The social context of church members spawns different ecclesial imaginations of the nature of the church. Those different ecclesial imaginations often function within one particular church. It interacts with each other – in isolation, competition or hostility – to ultimately shape the life of that church. This article discusses the result of a historical study in which the authors dissected the primary ecclesial imaginations of members of churches in South Africa. The authors, therefore, discuss three of the ecclesial imaginations that emanated from the research, which can be observed within the sampled congregations. The authors argue that because the congregants of the churches have such ‘ecclesiological imaginations’, the prophetic voice of the church in South Africa has become silent. Therefore, the authors suggest that the members of the churches in South Africa should re-imagine the nature of the church in terms of the missio Dei if it wants to recover the prophetic voice of the church. The authors conclude that the missional church discourse provides specific conceptual tools to assist congregations to recover the prophetic voice of the church in South Africa.

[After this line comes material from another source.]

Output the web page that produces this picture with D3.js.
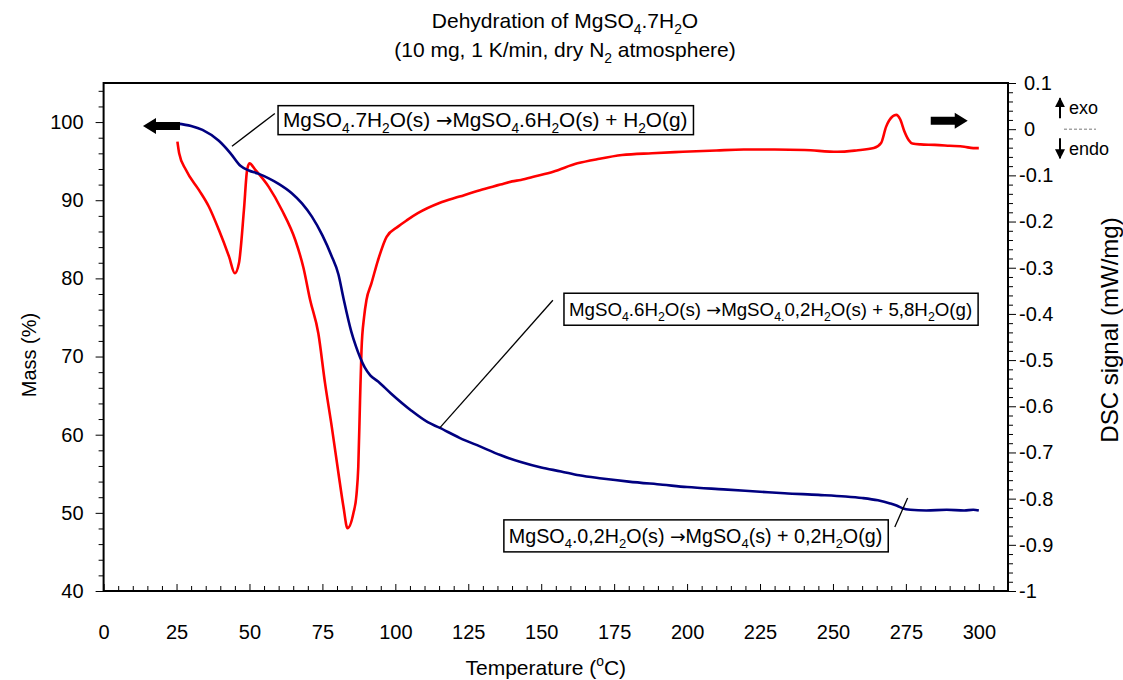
<!DOCTYPE html>
<html><head><meta charset="utf-8">
<script src="https://cdn.jsdelivr.net/npm/d3@7"></script>
<style>body{margin:0;background:#fff}svg{display:block;font-family:"Liberation Sans",Arial,sans-serif}text{white-space:pre}</style>
</head><body><svg id="c" width="1123" height="680"></svg>
<script>
// ---------- DATA ----------
const massTemp = [25.3,30,33.9,39.5,43.5,46.9,49.8,53,56.6,60,64.5,68,71.4,75,78,80.5,82.2,84.9,86.5,87.9,89.5,91.4,94.1,98.4,105.4,111.1,115.1,122,129,136,143,150,156.8,163,170.8,180,191.6,200,212.5,225,233.4,245,254.3,260,265.4,269.6,272,273.8,276.5,282,289,295,298.1,300];
const massPct  = [99.8,99.5,99.0,97.6,96.0,94.4,93.8,93.4,92.8,92.1,90.9,89.6,87.9,85.5,83.0,80.5,77.5,73.2,71.3,69.9,68.6,67.6,66.8,65.3,63.1,61.6,60.9,59.6,58.5,57.4,56.5,55.8,55.3,54.8,54.4,54.0,53.6,53.3,53.0,52.7,52.5,52.3,52.1,51.9,51.6,51.2,50.9,50.6,50.4,50.3,50.4,50.3,50.4,50.3];
const dscTemp = [25.3,25.9,28.2,32.7,36.1,39.5,43,45,46.4,48.1,49.2,50,52,56.6,61.1,65.7,68.5,70.8,73.6,75.9,78.2,80.5,82.2,83.6,85.6,86.7,87.3,87.9,88.4,89.3,90.1,91.8,94,97,100.9,104,107.7,115.1,122,129,136,140,143,148,154.1,162.4,170,177.7,188,198.6,210,219.4,230,240.3,251.5,258,264,266.5,268.2,270.5,271.7,273,274.5,276,277.2,280,284.9,290,295,298.1,300];
const dscVal  = [-0.027,-0.052,-0.088,-0.132,-0.168,-0.218,-0.276,-0.312,-0.290,-0.175,-0.088,-0.074,-0.088,-0.125,-0.175,-0.240,-0.300,-0.370,-0.442,-0.550,-0.644,-0.745,-0.817,-0.864,-0.832,-0.790,-0.731,-0.587,-0.478,-0.406,-0.370,-0.334,-0.285,-0.233,-0.211,-0.197,-0.182,-0.160,-0.146,-0.132,-0.120,-0.113,-0.110,-0.102,-0.092,-0.074,-0.064,-0.056,-0.052,-0.049,-0.046,-0.044,-0.044,-0.045,-0.049,-0.046,-0.041,-0.030,0.005,0.028,0.031,0.022,-0.005,-0.024,-0.031,-0.033,-0.034,-0.036,-0.038,-0.041,-0.041];
const xTicks = [0,25,50,75,100,125,150,175,200,225,250,275,300];
const massTicks = [40,50,60,70,80,90,100];
const dscTicks = [-1,-0.9,-0.8,-0.7,-0.6,-0.5,-0.4,-0.3,-0.2,-0.1,0,0.1];
const titleLines = ["Dehydration of MgSO_4.7H_2O", "(10 mg, 1 K/min, dry N_2 atmosphere)"];
const xLabel = "Temperature (^oC)";
const yLeftLabel = "Mass (%)";
const yRightLabel = "DSC signal (mW/mg)";
const reactions = [
  "MgSO_4.7H_2O(s) \u2192MgSO_4.6H_2O(s) + H_2O(g)",
  "MgSO_4.6H_2O(s) \u2192MgSO_4_.0,2H_2O(s) + 5,8H_2O(g)",
  "MgSO_4.0,2H_2O(s) \u2192MgSO_4(s) + 0,2H_2O(g)"
];

// ---------- LAYOUT ----------
const svg = d3.select("#c");
const L = 103.6, R = 1008, T = 83, B = 591;
const x = d3.scaleLinear().domain([0,310]).range([L,R]);
const yM = d3.scaleLinear().domain([40,105]).range([B,T]);
const yD = d3.scaleLinear().domain([-1,0.1]).range([B,T]);
const FS = 20;

function parse(s){const p=[];let b='';for(let i=0;i<s.length;i++){const c=s[i];
  if(c==='_'||c==='^'){if(b){p.push({t:b,m:0});b='';}p.push({t:s[i+1],m:c==='_'?1:2});i++;}
  else if(c==='\u2192'){if(b){p.push({t:b,m:0});b='';}p.push({t:c,m:0,arrow:true});}
  else b+=c;}
  if(b)p.push({t:b,m:0});return p;}
function rich(t,s,size){let cur=0;parse(s).forEach(p=>{const tg=p.m===1?0.28*size:p.m===2?-0.42*size:0;
  const ts=t.append('tspan').attr('dy',(tg-cur).toFixed(2)).attr('font-size',p.m?size*0.66:size).text(p.t);
  if(p.arrow) ts.attr('font-family','"DejaVu Sans"').attr('font-size',size*0.95);
  cur=tg;});return t;}

// title
titleLines.forEach((s,i)=>rich(svg.append('text').attr('x',565).attr('y',28+i*29).attr('text-anchor','middle').attr('font-size',21),s,21));

// axes
const gx = svg.append('g').attr('transform',`translate(0,${B})`);
gx.call(d3.axisBottom(x).tickValues(d3.range(0,311,5)).tickSize(-6).tickFormat(''));
gx.call(g=>g.selectAll('.tick line').attr('stroke','#000').attr('y2',d=>d%25===0?-7:-5));
gx.append('g').call(d3.axisBottom(x).tickValues(xTicks).tickSize(0).tickPadding(0).tickFormat(d3.format('d')))
  .call(g=>{g.select('.domain').remove();g.selectAll('text').attr('font-size',FS).attr('font-family',null).attr('fill','#000').attr('dy',null).attr('y',48);});

const gl = svg.append('g').attr('transform',`translate(${L},0)`);
gl.call(d3.axisLeft(yM).tickValues(d3.range(40,105.01,2)).tickSize(5).tickFormat(''));
gl.call(g=>g.selectAll('.tick line').attr('x2',d=>d%10===0?-8:-5));
gl.append('g').call(d3.axisLeft(yM).tickValues(massTicks).tickSize(0).tickPadding(20).tickFormat(d3.format('d')))
  .call(g=>{g.select('.domain').remove();g.selectAll('text').attr('font-size',FS).attr('font-family',null).attr('fill','#000');});

const gr = svg.append('g').attr('transform',`translate(${R},0)`);
gr.call(d3.axisRight(yD).tickValues(d3.range(-50,6).map(v=>v/50)).tickSize(5).tickFormat(''));
gr.call(g=>g.selectAll('.tick line').attr('x2',d=>Math.abs(Math.round(d*50))%5===0?8:5));
gr.append('g').call(d3.axisRight(yD).tickValues(dscTicks).tickSize(0).tickPadding(16).tickFormat(d=>String(+(+d).toFixed(1))))
  .call(g=>{g.select('.domain').remove();g.selectAll('text').attr('font-size',FS).attr('font-family',null).attr('fill','#000')
    .attr('dx',d=>d<0?-5:0);});

svg.selectAll('.domain').attr('stroke','none');
svg.append('rect').attr('x',L).attr('y',T).attr('width',R-L).attr('height',B-T).attr('fill','none').attr('stroke','#000').attr('stroke-width',2);

// axis labels
rich(svg.append('text').attr('x',(L+R)/2-10).attr('y',675).attr('text-anchor','middle').attr('font-size',21),xLabel,21);
svg.append('text').attr('transform',`translate(36,355) rotate(-90)`).attr('text-anchor','middle').attr('font-size',20).text(yLeftLabel);
svg.append('text').attr('transform',`translate(1118,330) rotate(-90)`).attr('text-anchor','middle').attr('font-size',24).text(yRightLabel);

// curves
const lineM = d3.line().x((d,i)=>x(massTemp[i])).y(d=>yM(d)).curve(d3.curveMonotoneX);
const lineD = d3.line().x((d,i)=>x(dscTemp[i])).y(d=>yD(d)).curve(d3.curveMonotoneX);
svg.append('path').datum(dscVal).attr('d',lineD).attr('fill','none').attr('stroke','#ff0000').attr('stroke-width',2.6).attr('stroke-linejoin','round');
svg.append('path').datum(massPct).attr('d',lineM).attr('fill','none').attr('stroke','#000080').attr('stroke-width',2.6).attr('stroke-linejoin','round');

// annotation boxes
const notes = [
  {i:0, t:59.8, m:102.1, fs:20.8, h:29, lead:[[58.7,101.1],[44.0,96.9]]},
  {i:1, t:157.8, m:78.1, fs:18.7, h:32, lead:[[154.0,77.2],[115.3,60.9]]},
  {i:2, t:137.2, m:49.1, fs:19.7, h:32, lead:[[271.2,48.2],[275.6,51.9]]}
];
notes.forEach(n=>{
  svg.append('line').attr('x1',x(n.lead[0][0])).attr('y1',yM(n.lead[0][1])).attr('x2',x(n.lead[1][0])).attr('y2',yM(n.lead[1][1])).attr('stroke','#000').attr('stroke-width',1.3);
  const g = svg.append('g');
  const rect = g.append('rect');
  const tx = rich(g.append('text').attr('x',x(n.t)+5).attr('y',yM(n.m)+n.h/2+7).attr('font-size',n.fs),reactions[n.i],n.fs);
  const bb = tx.node().getBBox();
  rect.attr('x',x(n.t)).attr('y',yM(n.m)).attr('width',bb.width+11).attr('height',n.h).attr('fill','#fff').attr('stroke','#000').attr('stroke-width',1.5);
});

// direction arrows
function fatArrow(tipX, tipY, dir){
  const hl=13, hw=8, bw=4, len=37;
  const p=[[0,0],[hl,-hw],[hl,-bw],[len,-bw],[len,bw],[hl,bw],[hl,hw]].map(([a,b])=>[tipX-dir*a, tipY+b]);
  svg.append('polygon').attr('points',p.map(q=>q.join(',')).join(' ')).attr('fill','#000');
}
fatArrow(x(13.5), yM(99.5), -1);
fatArrow(x(296.2), yD(0.018), 1);

// exo / endo
const ex = R+52, y0 = yD(0);
svg.append('defs').append('marker').attr('id','ah').attr('viewBox','0 0 10 10').attr('refX',9).attr('refY',5).attr('markerWidth',5).attr('markerHeight',6).attr('orient','auto')
  .append('path').attr('d','M0,0L10,5L0,10Z').attr('fill','#000');
svg.append('line').attr('x1',ex).attr('y1',y0-11).attr('x2',ex).attr('y2',y0-31).attr('stroke','#000').attr('stroke-width',2).attr('marker-end','url(#ah)');
svg.append('line').attr('x1',ex).attr('y1',y0+9).attr('x2',ex).attr('y2',y0+29).attr('stroke','#000').attr('stroke-width',2).attr('marker-end','url(#ah)');
svg.append('line').attr('x1',ex+4).attr('y1',y0).attr('x2',ex+36).attr('y2',y0).attr('stroke','#777').attr('stroke-width',1).attr('stroke-dasharray','3,2');
svg.append('text').attr('x',ex+9).attr('y',y0-15).attr('font-size',18).text('exo');
svg.append('text').attr('x',ex+9).attr('y',y0+26).attr('font-size',18).text('endo');
</script></body></html>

Intradisciplinary and/or interdisciplinary implications: This article demonstrates the relationship between societal context and its influence and impact on the emergence of ecclesial imaginations. There is an interaction between the discipline of social science, humanities, theology and missiological discourses in terms of the challenge that the authors address in this article.


Keywords

missional church; theatrical ecclesiology; stokvel ecclesiology; business ecclesiology; prophetic voice; ecclesial imagination; prosperity gospel.